If used on a destructive or account-changing command, the logger will still execute that command while recording its I/O.
The skill is designed to execute arbitrary user-supplied commands. This is purpose-aligned for a command logger, but broad command execution can affect files, systems, or accounts depending on the command chosen.
`cmdlogger <command> [args...]` and `command | The command to execute`
Use it only for commands the user has explicitly requested, and review commands that deploy, delete, publish, or modify important data before running them.
The behavior depends on whatever `cmdlogger` executable is present in the user's environment, which may not be the one the user expects.
The documentation relies on a `cmdlogger` executable, while the provided package is instruction-only and does not include an install spec or declared binary requirement.
`cmdlogger --log-path <log_path> <command> [args...]`
Confirm the installed `cmdlogger` binary and its source before using this skill, especially on sensitive commands.

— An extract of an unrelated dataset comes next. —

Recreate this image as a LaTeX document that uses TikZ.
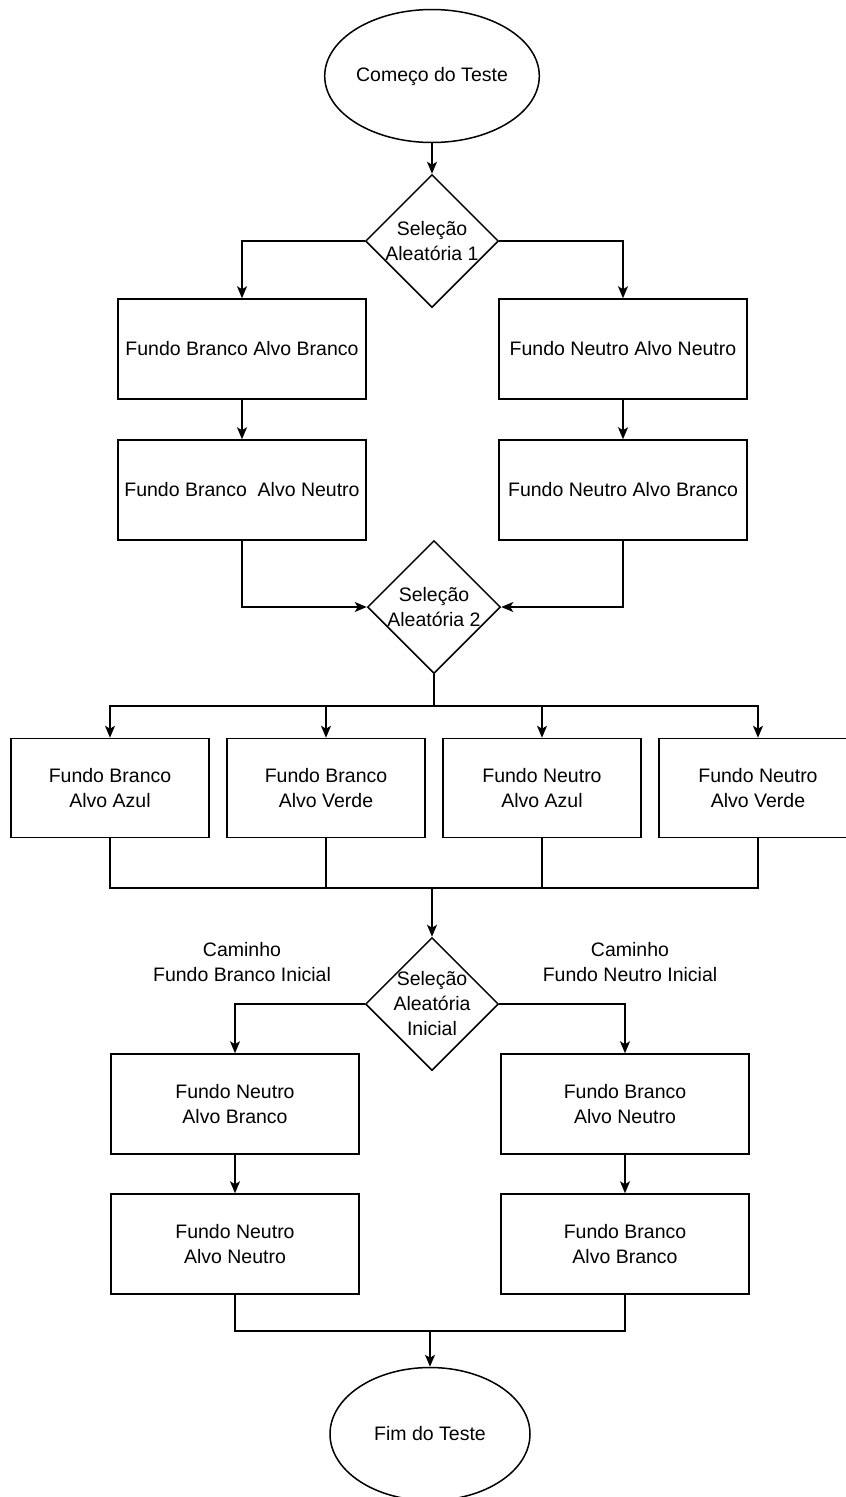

Passwords, tokens, private command output, or debugging data may remain on disk in the log file after the command finishes.
The skill intentionally persists full stdin, stdout, and stderr to a log file, including potentially sensitive interactive input.
`User input (including passwords) is logged. Be careful with sensitive information.`
Avoid using it for password prompts or secret-bearing commands, choose log paths carefully, restrict log file access, and delete or redact logs when no longer needed.